»»

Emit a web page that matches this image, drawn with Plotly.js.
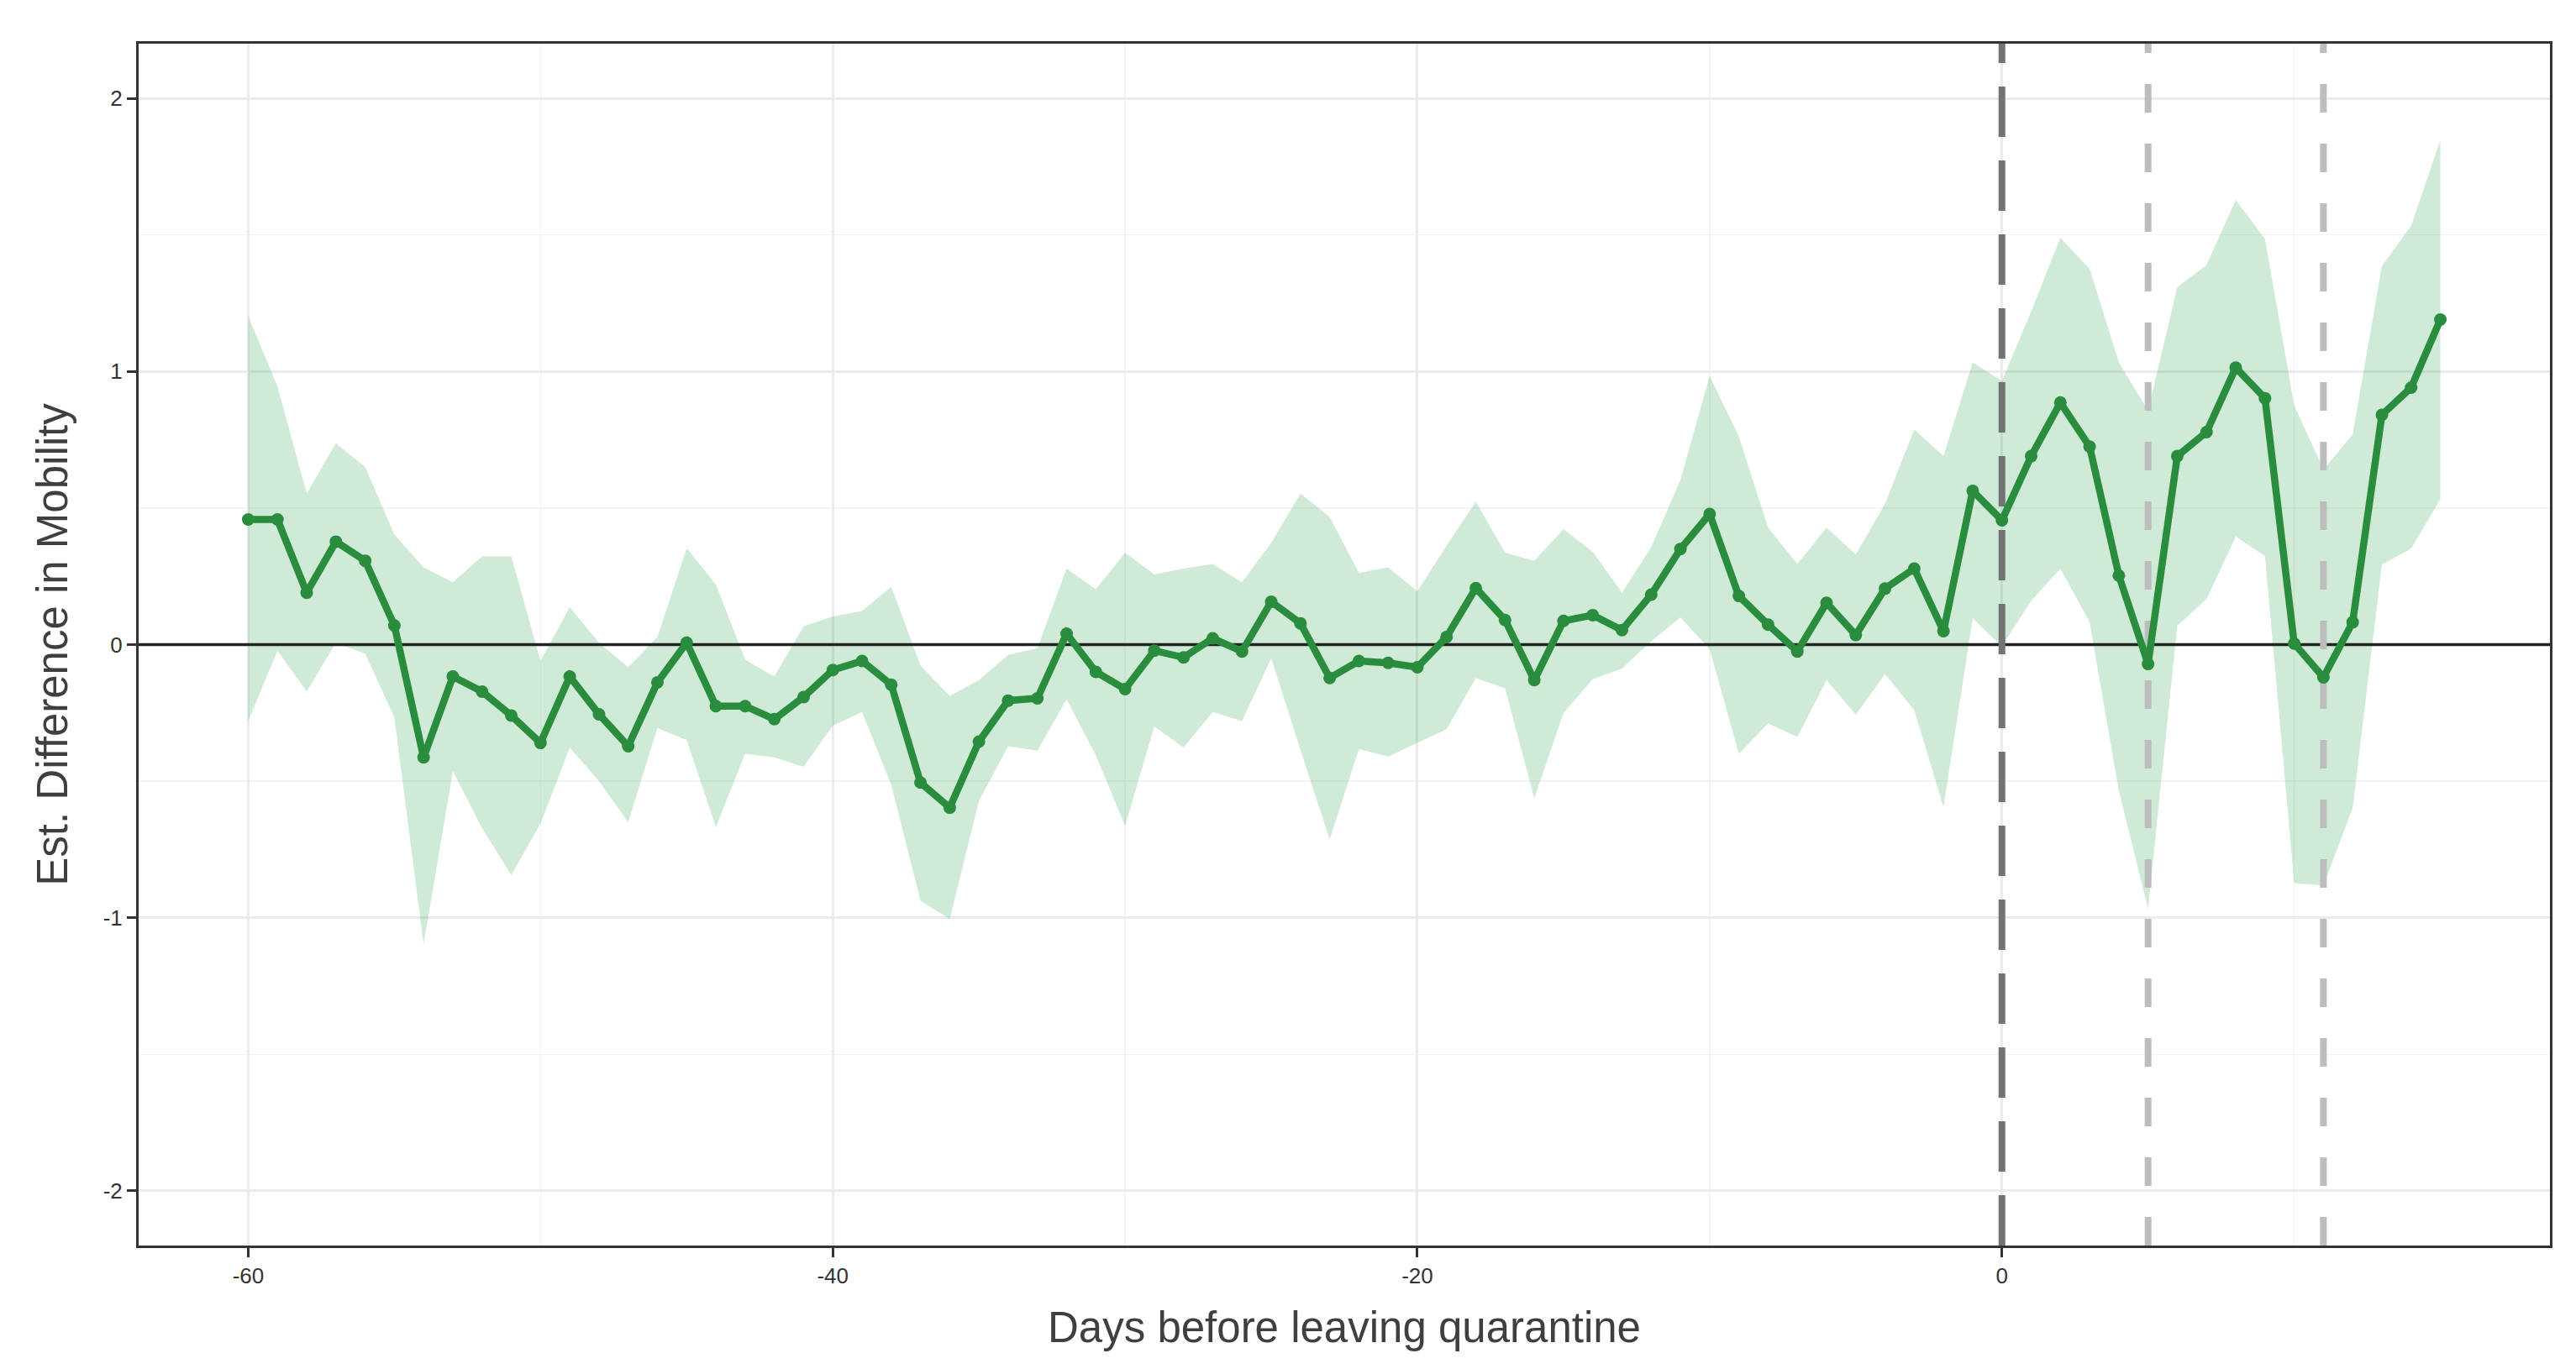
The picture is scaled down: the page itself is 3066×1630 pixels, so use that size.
<!DOCTYPE html>
<html>
<head>
<meta charset="utf-8">
<script src="https://cdn.plot.ly/plotly-3.0.1.min.js"></script>
<style>
  html, body { margin: 0; padding: 0; background: #ffffff; }
  #chart { width: 3066px; height: 1630px; }
</style>
</head>
<body>
<div id="chart"></div>
<script>
// ---- data ----
const days = [-60,-59,-58,-57,-56,-55,-54,-53,-52,-51,-50,-49,-48,-47,-46,-45,-44,-43,-42,-41,
  -40,-39,-38,-37,-36,-35,-34,-33,-32,-31,-30,-29,-28,-27,-26,-25,-24,-23,-22,-21,
  -20,-19,-18,-17,-16,-15,-14,-13,-12,-11,-10,-9,-8,-7,-6,-5,-4,-3,-2,-1,
  0,1,2,3,4,5,6,7,8,9,10,11,12,13,14,15];

const estimate = [0.458,0.458,0.19,0.377,0.307,0.07,-0.413,-0.117,-0.172,-0.26,
  -0.36,-0.117,-0.255,-0.372,-0.138,0.007,-0.225,-0.225,-0.273,-0.192,
  -0.093,-0.06,-0.147,-0.505,-0.597,-0.355,-0.205,-0.197,0.04,-0.1,
  -0.163,-0.022,-0.047,0.023,-0.025,0.157,0.078,-0.122,-0.06,-0.067,
  -0.083,0.028,0.207,0.09,-0.13,0.087,0.108,0.053,0.183,0.35,
  0.478,0.178,0.073,-0.025,0.153,0.035,0.205,0.278,0.049,0.563,
  0.455,0.69,0.886,0.725,0.253,-0.071,0.69,0.778,1.014,0.902,
  0.004,-0.12,0.082,0.841,0.941,1.19];

const upper = [1.203,0.945,0.553,0.737,0.65,0.403,0.283,0.228,0.323,0.323,
  -0.06,0.137,0.007,-0.083,0.028,0.353,0.22,-0.055,-0.117,0.067,
  0.103,0.123,0.212,-0.077,-0.188,-0.13,-0.038,-0.013,0.278,0.203,
  0.337,0.257,0.278,0.295,0.228,0.373,0.553,0.467,0.262,0.283,
  0.195,0.362,0.523,0.337,0.307,0.423,0.34,0.19,0.357,0.603,
  0.983,0.762,0.428,0.295,0.428,0.33,0.515,0.788,0.69,1.033,
  0.965,1.22,1.49,1.376,1.033,0.857,1.308,1.39,1.628,1.484,
  0.876,0.641,0.769,1.386,1.533,1.847];

const lower = [-0.28,-0.022,-0.172,0.007,-0.033,-0.267,-1.097,-0.463,-0.672,-0.843,
  -0.655,-0.377,-0.5,-0.65,-0.305,-0.35,-0.667,-0.4,-0.413,-0.447,
  -0.297,-0.247,-0.513,-0.938,-1.005,-0.572,-0.372,-0.388,-0.2,-0.405,
  -0.663,-0.3,-0.377,-0.247,-0.28,-0.05,-0.385,-0.713,-0.383,-0.41,
  -0.36,-0.31,-0.122,-0.16,-0.563,-0.25,-0.127,-0.088,0.012,0.1,
  -0.017,-0.4,-0.288,-0.338,-0.13,-0.257,-0.108,-0.24,-0.594,0.096,
  -0.006,0.161,0.278,0.082,-0.535,-0.967,0.069,0.167,0.396,0.324,
  -0.873,-0.882,-0.598,0.294,0.351,0.533];

const xRange = [-63.75, 18.75];
const yRange = [-2.2, 2.2];
const xTickVals = [-60, -40, -20, 0];
const xTickText = ['-60', '-40', '-20', '0'];
const yTickVals = [-2, -1, 0, 1, 2];
const yTickText = ['-2', '-1', '0', '1', '2'];

const baselineValue = 0;
const refLineDays = [0, 5, 11];
const refLineStyles = [
  {color: '#737373', dash: '60px,28px'},
  {color: '#bdbdbd', dash: '34px,37px'},
  {color: '#bdbdbd', dash: '34px,37px'}
];

const FONT = 'Liberation Sans, Arial, Helvetica, sans-serif';

// ---- traces ----
const bandLower = {
  x: days, y: lower, type: 'scatter', mode: 'lines',
  line: {width: 0, color: 'rgba(0,0,0,0)'},
  hoverinfo: 'skip', showlegend: false
};
const bandUpper = {
  x: days, y: upper, type: 'scatter', mode: 'lines',
  line: {width: 0, color: 'rgba(0,0,0,0)'},
  fill: 'tonexty', fillcolor: 'rgba(65,171,93,0.25)',
  hoverinfo: 'skip', showlegend: false
};
const baseline = {
  x: xRange, y: [baselineValue, baselineValue], type: 'scatter', mode: 'lines',
  line: {color: '#222222', width: 3.5},
  hoverinfo: 'skip', showlegend: false
};
const refLines = refLineDays.map((d, i) => ({
  x: [d, d], y: [yRange[0], yRange[1]], type: 'scatter', mode: 'lines',
  line: {color: refLineStyles[i].color, width: 8, dash: refLineStyles[i].dash},
  hoverinfo: 'skip', showlegend: false
}));
const mainLine = {
  x: days, y: estimate, type: 'scatter', mode: 'lines+markers',
  line: {color: '#2a8c3d', width: 8.5},
  marker: {color: '#2a8c3d', size: 15},
  showlegend: false
};

const axisCommon = {
  showline: true, mirror: true, linecolor: '#333333', linewidth: 3,
  ticks: 'outside', ticklen: 11, tickwidth: 3, tickcolor: '#333333',
  tickfont: {family: FONT, size: 26, color: '#333333'},
  showgrid: true, gridcolor: '#ebebeb', gridwidth: 3,
  zeroline: false, automargin: false, fixedrange: true
};

const layout = {
  width: 3066, height: 1630,
  margin: {l: 165, r: 31, t: 52, b: 147},
  paper_bgcolor: '#ffffff', plot_bgcolor: '#ffffff',
  font: {family: FONT},
  showlegend: false,
  xaxis: Object.assign({}, axisCommon, {
    range: xRange,
    tickmode: 'array', tickvals: xTickVals, ticktext: xTickText,
    minor: {tickmode: 'array', tickvals: [-50, -30, -10, 10], showgrid: true,
            gridcolor: '#f3f3f3', gridwidth: 1.5, ticks: ''},
    title: {text: 'Days before leaving quarantine', standoff: 30,
            font: {family: FONT, size: 51, color: '#3f3f3f'}}
  }),
  yaxis: Object.assign({}, axisCommon, {
    range: yRange,
    tickmode: 'array', tickvals: yTickVals, ticktext: yTickText,
    minor: {tickmode: 'array', tickvals: [-1.5, -0.5, 0.5, 1.5], showgrid: true,
            gridcolor: '#f3f3f3', gridwidth: 1.5, ticks: ''},
    title: {text: 'Est. Difference in Mobility', standoff: 26,
            font: {family: FONT, size: 51, color: '#3f3f3f'}}
  })
};

Plotly.newPlot('chart', [bandLower, bandUpper, baseline].concat(refLines, [mainLine]), layout,
  {displayModeBar: false, staticPlot: true});
</script>
</body>
</html>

««

Task brief: Starting with the line that contains "The picture is", repeat each line exactly, and stop once the line that contains "0.004,-0.12,0.082,0.841,0.941,1.19];" has been repeated.

Exercise answer:
The picture is scaled down: the page itself is 3066×1630 pixels, so use that size.
<!DOCTYPE html>
<html>
<head>
<meta charset="utf-8">
<script src="https://cdn.plot.ly/plotly-3.0.1.min.js"></script>
<style>
  html, body { margin: 0; padding: 0; background: #ffffff; }
  #chart { width: 3066px; height: 1630px; }
</style>
</head>
<body>
<div id="chart"></div>
<script>
// ---- data ----
const days = [-60,-59,-58,-57,-56,-55,-54,-53,-52,-51,-50,-49,-48,-47,-46,-45,-44,-43,-42,-41,
  -40,-39,-38,-37,-36,-35,-34,-33,-32,-31,-30,-29,-28,-27,-26,-25,-24,-23,-22,-21,
  -20,-19,-18,-17,-16,-15,-14,-13,-12,-11,-10,-9,-8,-7,-6,-5,-4,-3,-2,-1,
  0,1,2,3,4,5,6,7,8,9,10,11,12,13,14,15];

const estimate = [0.458,0.458,0.19,0.377,0.307,0.07,-0.413,-0.117,-0.172,-0.26,
  -0.36,-0.117,-0.255,-0.372,-0.138,0.007,-0.225,-0.225,-0.273,-0.192,
  -0.093,-0.06,-0.147,-0.505,-0.597,-0.355,-0.205,-0.197,0.04,-0.1,
  -0.163,-0.022,-0.047,0.023,-0.025,0.157,0.078,-0.122,-0.06,-0.067,
  -0.083,0.028,0.207,0.09,-0.13,0.087,0.108,0.053,0.183,0.35,
  0.478,0.178,0.073,-0.025,0.153,0.035,0.205,0.278,0.049,0.563,
  0.455,0.69,0.886,0.725,0.253,-0.071,0.69,0.778,1.014,0.902,
  0.004,-0.12,0.082,0.841,0.941,1.19];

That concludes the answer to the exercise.